Week one at the Conference of the Parties or COP21 in Paris felt strangely like the three prior negotiating sessions I attended in Durban (2011), Warsaw (2013), and Lima (2014). Heads of state delivered grand statements, youth hit the ground running with lively actions and discussions, and negotiators began closing the doors of spin-off groups as they created a draft text. One of the most important weeks in climate policy history felt oddly like “business as usual” with a few more famous people sprinkled in.
A 48-page draft text of what is informally referred to as the Paris agreement was released on Saturday, December 5. This text led to the formal closing of the Ad Hoc Working Group on the Durban Platform, or the subcommittee drafting the agreement to replace the Kyoto protocol. Arrival of ministers and the opening of the High Level Segment on Monday, December 7th means we are a few days closer to an agreement in Paris.
Meanwhile, much of civil society is spending time in the public Climate Generations area where interactive booths, workshops, and informal meetings are leading to meaningful dialogue.

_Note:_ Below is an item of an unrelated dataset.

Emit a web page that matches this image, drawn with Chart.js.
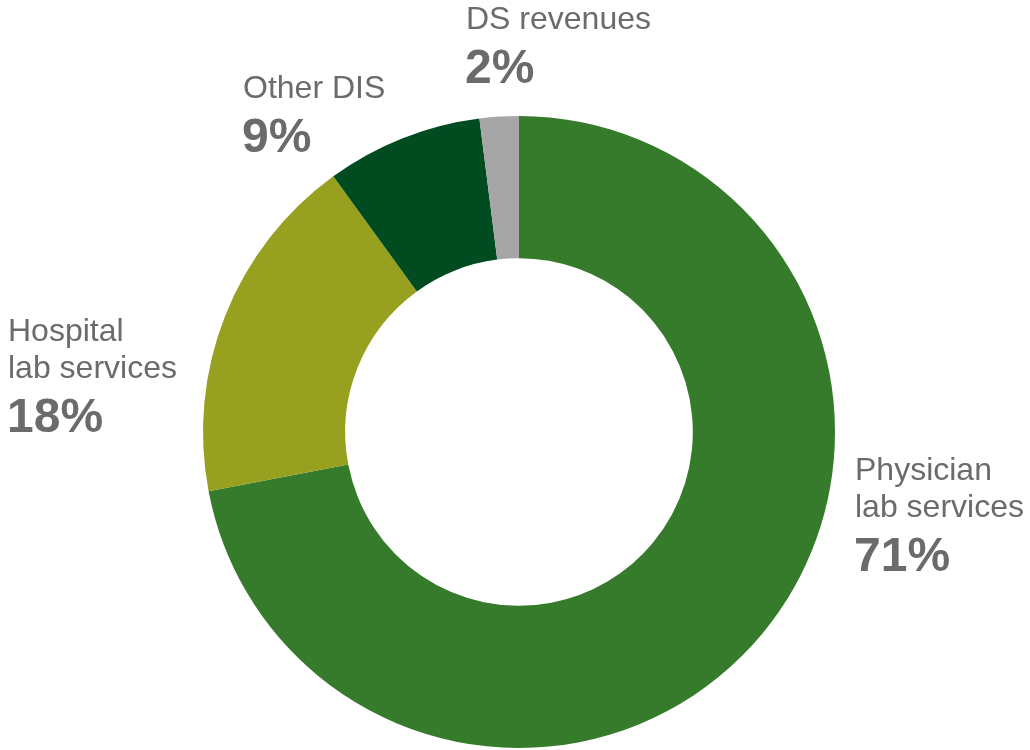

While there, I had a great conversation with a young person from the Philippines. As we casually discussed typhoons and boom and bust industry, it finally hit me that it was week two of COP21.
We both exclaimed at how long we had been waiting for this moment -- for a new agreement that will be implemented in the coming years. From the Rustbelt of the United States to the shores of the Philippines, youth are ready to see our future as a driving force of the Paris Agreement.
Here are some of the policy areas that civil society is paying close attention to:
Lots of options remain on the table, which is nice but also terrifying
Debate about “climate neutrality” vs “decarbonization”
What is “long term”? 2050? 2060-2080? By the end of the century?
What temperature are we talking about? 1.5 degrees? 2?
Loss and Damage
Discussion about if this will remain a distinct article
Climate Vulnerable Forum is keeping L&D in play
Negotiation about liability
Article 2.2 very much in danger, and it includes critical language about human rights and underrepresented constituencies
If Article 2 language rooted in equity is moved to the preamble, it will not be an operational component of the agreement
Over the weekend, thousands of people in Paris participated in additional conferences and workshops spaces, and many groups organized moments of expression to drive ambition leading into week two. I have had the luck to see youth and other members of civil society gear up for one of the most important weeks in climate policy history. As we look closely at the grains of sand (options in the draft text) and broadly at the forces orbiting the text, the scene is both overwhelming and inspiring. I am on the edge of my seat at COP21 in Paris, and cannot wait to see what comes next.